Ok, @vasvir now that you are almost there, can you also do the PR to add the check to Uberon? @anitacaron can you advice @vasvir how to do it (don't do it yourself!)
yea I would love to.
Two more questions...
-
Can you tell me where duplicate_exact_synonym query is located in the UBERON tree because for the life of me can't seem to find it. Is it on a docker image outside UBERON scope?
-
Assuming it is merged it will break UBERON builds with 3 (6) new errors.

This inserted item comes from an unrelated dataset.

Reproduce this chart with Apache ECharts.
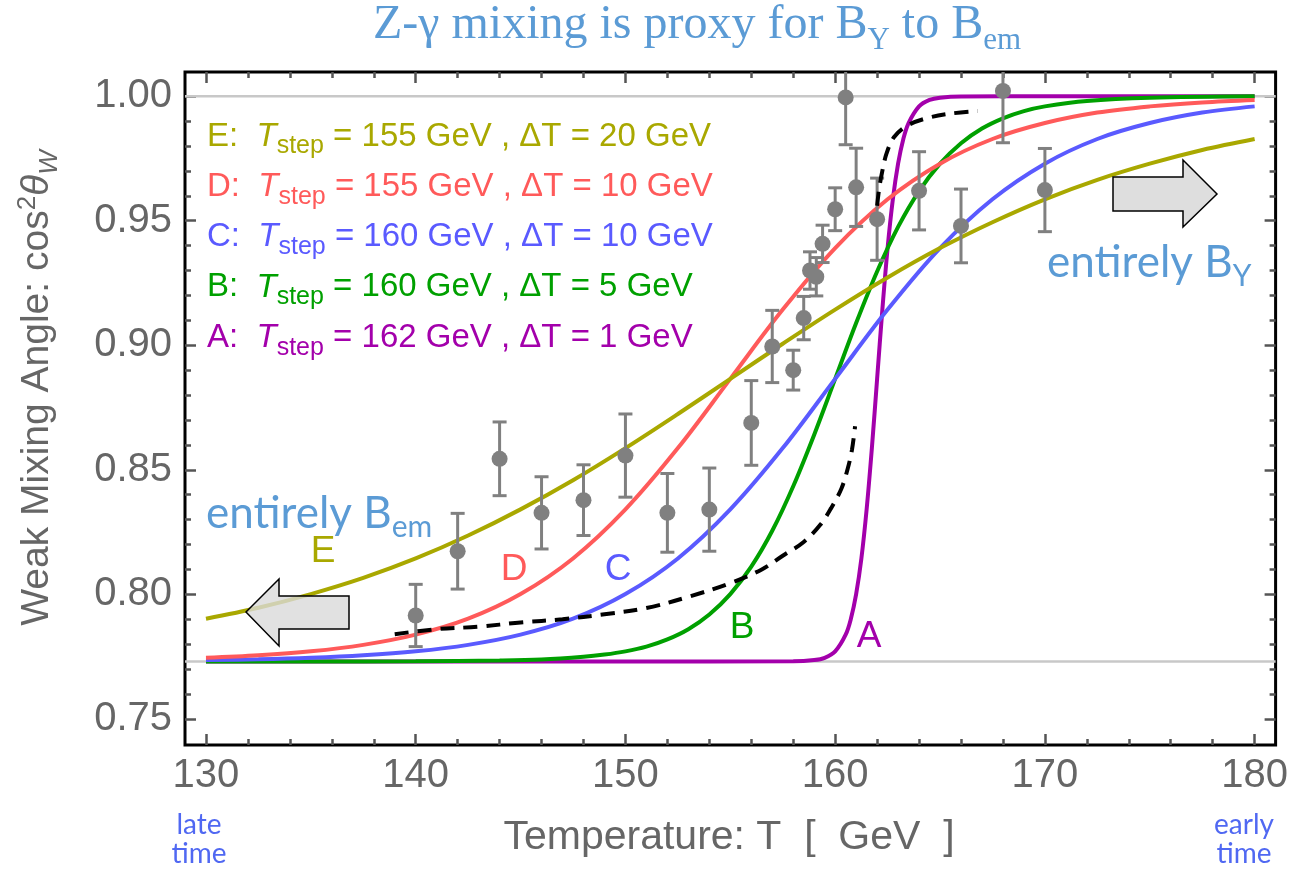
<!DOCTYPE html>
<html><head><meta charset="utf-8">
<script src="https://cdn.jsdelivr.net/npm/echarts@6/dist/echarts.min.js"></script>
<style>html,body{margin:0;padding:0;background:#fff}#c{width:1291px;height:869px}</style>
</head><body><div id="c"></div>
<script>
// ---------- data ----------
const tGrid = [130,132.5,135,137.5,140,142.5,145,147.5,150,152.5,155,157.5,160,162.5,165,167.5,170,172.5,175,177.5,180];
const curveE = [0.7902,0.7946,0.8001,0.8066,0.8144,0.8236,0.8341,0.8458,0.8587,0.8724,0.8865,0.9006,0.9143,0.9272,0.9390,0.9494,0.9586,0.9664,0.9729,0.9784,0.9828];
const curveD = [0.7745,0.7755,0.7771,0.7797,0.7838,0.7902,0.8001,0.8144,0.8341,0.8587,0.8865,0.9143,0.9390,0.9586,0.9729,0.9828,0.9892,0.9934,0.9959,0.9975,0.9985];
const curveC = [0.7736,0.7739,0.7745,0.7755,0.7771,0.7797,0.7838,0.7902,0.8001,0.8144,0.8341,0.8587,0.8865,0.9143,0.9390,0.9586,0.9729,0.9828,0.9892,0.9934,0.9959];
const tB = [130,135,140,144,146,148,149,150,151,152,153,154,155,156,157,158,159,160,161,162,163,164,165,166,167,168,169,170,172,175,180];
const curveB = [0.7730,0.7730,0.7731,0.7734,0.7738,0.7749,0.7758,0.7771,0.7790,0.7819,0.7860,0.7919,0.8001,0.8111,0.8255,0.8434,0.8641,0.8865,0.9089,0.9296,0.9475,0.9619,0.9729,0.9811,0.9870,0.9911,0.9940,0.9959,0.9981,0.9994,1.0000];
const tA = [130,150,158,159,159.5,160,160.5,160.75,161,161.25,161.5,161.75,162,162.25,162.5,162.75,163,163.25,163.5,164,164.5,165,166,170,180];
const curveA = [0.7730,0.7730,0.7731,0.7736,0.7745,0.7771,0.7838,0.7902,0.8001,0.8144,0.8341,0.8587,0.8865,0.9143,0.9390,0.9586,0.9729,0.9828,0.9892,0.9959,0.9985,0.9994,0.9999,1.0000,1.0000];
const dashLowT = [139.0,141.0,143.0,145.0,147.0,149.0,151.0,153.0,155.0,156.5,157.5,158.5,159.3,159.8,160.3,160.6,160.8,160.95];
const dashLowV = [0.7840,0.7860,0.7870,0.7887,0.7900,0.7920,0.7945,0.7990,0.8045,0.8100,0.8155,0.8210,0.8280,0.8345,0.8425,0.8505,0.8580,0.8675];
const dashHighT = [162.0,162.1,162.25,162.45,162.8,163.4,164.3,165.5,166.8];
const dashHighV = [0.9560,0.9630,0.9700,0.9770,0.9835,0.9880,0.9910,0.9930,0.9940];
const ptsT = [140,142,144,146,148,150,152,154,156,157,158,158.5,158.8,159.1,159.4,160,160.5,161,162,164,166,168,170];
const ptsV = [0.7915,0.8173,0.8544,0.8327,0.8378,0.8557,0.8327,0.8340,0.8688,0.8995,0.8900,0.9109,0.9300,0.9275,0.9407,0.9546,0.9995,0.9634,0.9506,0.9620,0.9479,1.0021,0.9623];
const ptsErr = [0.0125,0.0152,0.0148,0.0145,0.0142,0.0167,0.0158,0.0167,0.0170,0.0145,0.0080,0.0087,0.0075,0.0077,0.0075,0.0086,0.0190,0.0157,0.0165,0.0157,0.0148,0.0208,0.0167];
const refLines = [1.0, 0.773];
const xMajor = [130,140,150,160,170,180];
const xMinor = [132,134,136,138,142,144,146,148,152,154,156,158,162,164,166,168,172,174,176,178];
const yMajor = [0.75,0.80,0.85,0.90,0.95,1.00];
const yMinor = [0.76,0.77,0.78,0.79,0.81,0.82,0.83,0.84,0.86,0.87,0.88,0.89,0.91,0.92,0.93,0.94,0.96,0.97,0.98,0.99];
const xTickLabels = ['130','140','150','160','170','180'];
const yTickLabels = ['0.75','0.80','0.85','0.90','0.95','1.00'];
const legendKeys = ['E','D','C','B','A'];
const legendTstep = [155,155,160,160,162];
const legendDeltaT = [20,10,10,5,1];
const curveLabels = ['E','D','C','B','A'];

// ---------- style ----------
const SANS = '"Liberation Sans", Arial, sans-serif';
const CAL = 'Lato, "Open Sans", sans-serif';
const SERIF = '"Liberation Serif", "DejaVu Serif", serif';
const COL = {A:'#a300ab', B:'#00a000', C:'#5a5aff', D:'#ff5a5a', E:'#a9a800'};
const AXIS_GRAY = '#666666';
const TICK_GRAY = '#555555';
const BLUE_TXT = '#5b9bd5';
const TIME_BLUE = '#5068f2';

const XMIN = 129, XMAX = 181, YMIN = 0.7395, YMAX = 1.0097;

function xAxisDef(pos, values, len, labels) {
  return {
    type:'value', min:XMIN, max:XMAX, position:pos,
    axisLine:{show:false}, splitLine:{show:false},
    axisTick:{show:true, inside:true, length:len, customValues:values, lineStyle:{color:TICK_GRAY, width:2.5}},
    axisLabel: labels ? {show:true, customValues:values, margin:11, fontSize:40, fontFamily:SANS, color:AXIS_GRAY,
      formatter: v => xTickLabels[xMajor.indexOf(Math.round(v))]} : {show:false}
  };
}
function yAxisDef(pos, values, len, labels) {
  return {
    type:'value', min:YMIN, max:YMAX, position:pos,
    axisLine:{show:false}, splitLine:{show:false},
    axisTick:{show:true, inside:true, length:len, customValues:values, lineStyle:{color:TICK_GRAY, width:2.5}},
    axisLabel: labels ? {show:true, customValues:values, margin:13, fontSize:40, fontFamily:SANS, color:AXIS_GRAY,
      formatter: v => yTickLabels[yMajor.findIndex(m => Math.abs(m - v) < 1e-6)]} : {show:false}
  };
}

function lineSeries(ts, vs, color, z) {
  return {type:'line', data: ts.map((t,i)=>[t, vs[i]]), smooth:0.35, showSymbol:false,
    lineStyle:{color:color, width:4}, z:z, clip:true, silent:true};
}
function dashSeries(ts, vs) {
  return {type:'line', data: ts.map((t,i)=>[t, vs[i]]), smooth:0.35, showSymbol:false,
    lineStyle:{color:'#000', width:4, type:[14,9]}, z:6, clip:true, silent:true};
}

const legendColors = legendKeys.map(k => COL[k]);
const legendGraphics = legendKeys.map((k, i) => ({
  type:'text', left:207, top:120 + i*50.3, z:20, silent:true,
  style:{
    text: '{m|' + k + ':  }{it|T}{sub|step}{m| = ' + legendTstep[i] + ' GeV , ΔT = ' + legendDeltaT[i] + ' GeV}',
    rich:{
      m:{fontSize:33, fontFamily:SANS, fill:legendColors[i], lineHeight:33, verticalAlign:'bottom', padding:[0,0,6,0]},
      it:{fontSize:33, fontFamily:SANS, fontStyle:'italic', fill:legendColors[i], lineHeight:33, verticalAlign:'bottom', padding:[0,0,6,0]},
      sub:{fontSize:25, fontFamily:SANS, fill:legendColors[i], lineHeight:25, verticalAlign:'bottom'}
    }
  }
}));

const curveLabelPos = [[323,552],[514,570],[618,570],[742,628],[869,637]];
const curveLabelGraphics = curveLabels.map((k,i) => ({
  type:'text', x:curveLabelPos[i][0], y:curveLabelPos[i][1], z:20, silent:true,
  style:{text:k, fontSize:37, fontFamily:SANS, fill:COL[k], align:'center', verticalAlign:'middle'}
}));

const option = {
  animation:false,
  backgroundColor:'#fff',
  grid:{left:185, right:15, top:72, bottom:124, show:true, borderColor:'#000', borderWidth:3, backgroundColor:'transparent'},
  xAxis:[
    xAxisDef('bottom', xMajor, 11, true),
    xAxisDef('bottom', xMinor, 6, false),
    xAxisDef('top', xMajor, 11, false),
    xAxisDef('top', xMinor, 6, false)
  ],
  yAxis:[
    yAxisDef('left', yMajor, 11, true),
    yAxisDef('left', yMinor, 6, false),
    yAxisDef('right', yMajor, 11, false),
    yAxisDef('right', yMinor, 6, false)
  ],
  series:[
    {type:'custom', z:1, silent:true, clip:true,
      data: refLines.map(v => [XMIN, v]),
      renderItem:(params, api) => {
        const cs = params.coordSys;
        const y = api.coord([XMIN, api.value(1)])[1];
        return {type:'line', shape:{x1:cs.x, y1:y, x2:cs.x + cs.width, y2:y}, style:{stroke:'#c8c8c8', lineWidth:2.5}};
      }},
    lineSeries(tA, curveA, COL.A, 2),
    lineSeries(tB, curveB, COL.B, 2),
    lineSeries(tGrid, curveC, COL.C, 2),
    lineSeries(tGrid, curveD, COL.D, 2),
    lineSeries(tGrid, curveE, COL.E, 2),
    {type:'custom', z:4, clip:true, silent:true,
      data: ptsT.map((t,i)=>[t, ptsV[i], ptsErr[i]]),
      renderItem:(params, api) => {
        const x = api.value(0), y = api.value(1), e = api.value(2);
        const p = api.coord([x,y]), top = api.coord([x,y+e]), bot = api.coord([x,y-e]);
        const cw = 7, st = {stroke:'#808080', lineWidth:3};
        return {type:'group', children:[
          {type:'line', shape:{x1:p[0], y1:top[1], x2:p[0], y2:bot[1]}, style:st},
          {type:'line', shape:{x1:p[0]-cw, y1:top[1], x2:p[0]+cw, y2:top[1]}, style:st},
          {type:'line', shape:{x1:p[0]-cw, y1:bot[1], x2:p[0]+cw, y2:bot[1]}, style:st},
          {type:'circle', shape:{cx:p[0], cy:p[1], r:8}, style:{fill:'#808080'}}
        ]};
      }},
    dashSeries(dashLowT, dashLowV),
    dashSeries(dashHighT, dashHighV)
  ],
  graphic:[
    {type:'text', x:697, y:32, z:20, silent:true, style:{align:'center', verticalAlign:'middle',
      text:'{m|Z-γ mixing is proxy for B}{s|Y}{m| to B}{s|em}',
      rich:{m:{fontSize:48, fontFamily:SERIF, fill:BLUE_TXT, lineHeight:48, verticalAlign:'bottom', padding:[0,0,7,0]},
            s:{fontSize:31, fontFamily:SERIF, fill:BLUE_TXT, lineHeight:31, verticalAlign:'bottom'}}}},
    {type:'text', x:43, y:388, rotation:Math.PI/2, z:20, silent:true, style:{align:'center', verticalAlign:'middle',
      text:'{m|Weak Mixing Angle: cos}{sup|2}{it|θ}{sub|W}',
      rich:{m:{fontSize:39, fontFamily:SANS, fill:AXIS_GRAY, lineHeight:39, verticalAlign:'bottom', padding:[0,0,6,0]},
            it:{fontSize:39, fontFamily:SANS, fontStyle:'italic', fill:AXIS_GRAY, lineHeight:39, verticalAlign:'bottom', padding:[0,0,6,0]},
            sup:{fontSize:26, fontFamily:SANS, fill:AXIS_GRAY, lineHeight:26, verticalAlign:'bottom', padding:[0,0,22,0]},
            sub:{fontSize:26, fontFamily:SANS, fontStyle:'italic', fill:AXIS_GRAY, lineHeight:26, verticalAlign:'bottom'}}}},
    {type:'text', x:729, y:838, z:20, silent:true, style:{text:'Temperature: T  [  GeV  ]', align:'center', verticalAlign:'middle',
      fontSize:41, fontFamily:SANS, fill:AXIS_GRAY}},
    {type:'text', x:199, y:839, z:20, silent:true, style:{text:'late\ntime', align:'center', verticalAlign:'middle',
      fontSize:28, lineHeight:29, fontFamily:CAL, fill:TIME_BLUE}},
    {type:'text', x:1244, y:839, z:20, silent:true, style:{text:'early\ntime', align:'center', verticalAlign:'middle',
      fontSize:28, lineHeight:29, fontFamily:CAL, fill:TIME_BLUE}},
    {type:'text', x:206, y:520, z:20, silent:true, style:{align:'left', verticalAlign:'middle',
      text:'{m|entirely B}{s|em}',
      rich:{m:{fontSize:44, fontFamily:CAL, fill:BLUE_TXT, lineHeight:44, verticalAlign:'bottom', padding:[0,0,6,0]},
            s:{fontSize:30, fontFamily:CAL, fill:BLUE_TXT, lineHeight:30, verticalAlign:'bottom'}}}},
    {type:'text', x:1047, y:269, z:20, silent:true, style:{align:'left', verticalAlign:'middle',
      text:'{m|entirely B}{s|Y}',
      rich:{m:{fontSize:44, fontFamily:CAL, fill:BLUE_TXT, lineHeight:44, verticalAlign:'bottom', padding:[0,0,6,0]},
            s:{fontSize:30, fontFamily:CAL, fill:BLUE_TXT, lineHeight:30, verticalAlign:'bottom'}}}},
    {type:'polygon', z:15, silent:true,
      shape:{points:[[246,612],[279,579],[279,596],[349,596],[349,629],[279,629],[279,646]]},
      style:{fill:'rgba(218,218,218,0.8)', stroke:'#000', lineWidth:1.5}},
    {type:'polygon', z:15, silent:true,
      shape:{points:[[1217,194],[1183,160],[1183,177],[1113,177],[1113,211],[1183,211],[1183,227]]},
      style:{fill:'rgba(218,218,218,0.9)', stroke:'#000', lineWidth:1.5}}
  ].concat(legendGraphics, curveLabelGraphics)
};
const chart = echarts.init(document.getElementById('c'));
chart.setOption(option);
</script></body></html>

Shouldn't I handle them first?
ok of course I figured it out after posting.
- SPARQL scripts are in src/sparql
- and there is enough machinery there to start the new checks as a warning and then upgrade it to error where there are no errors.
Hi @vasvir! Replaying your questions above:
- duplicate_exact_synonym is part of the ROBOT report, and it leaves in the robot tool. Here's the exactly SPARQL query that is used to generate this report. https://robot.obolibrary.org/report_queries/duplicate_exact_synonym. The complete list is here.
- The branch is only merged if all QC passes. The QC will not pass if the custom SPARQL query check returns some value, and the branch cannot be merged until the problem is solved.
I'll write down in the documentation the instructions to include a custom SPARQL query check to UBERON.
Thanks for the quick reply @anitacaron
I will wait for the documentation but looks like I have to try to send PRs that handle the issues highlighted by this new SPARQL test before any merging can happen.
Hmm! Do you think I should strive for merging to robot instead? There is even an issue that is exactly that: https://github.com/ontodev/robot/issues/607 and @matentzn has been there...
For more transparency and documentation, it would be better if you first create a PR with the new custom SPARQL check and then, after seeing the checks are not passing, create each PR to fix them, and link to the PR with the SPARQL check.
Here are quick instructions on how to create a violation check:
Steps to add a constraint violation check:
-
Add the SPARQL query in
src/sparql. The file's name should end with-violation.sparql. Please give a name that helps understand the violation the query wants to check. -
Add the name of the new file to odk configuration file
src/ontology/uberon-odk.yaml:- Include the file's name (without the
-violation.sparqlpart) to the list inside thecustom_sparql_checkskey, part of therobot_reportkey.
- Include the file's name (without the
-
Update the repository so the ODK will include the new SPARQL check in the QC.
sh run.sh make update_repo
Then you can create a PR, and the QC will run the new SPARQL check.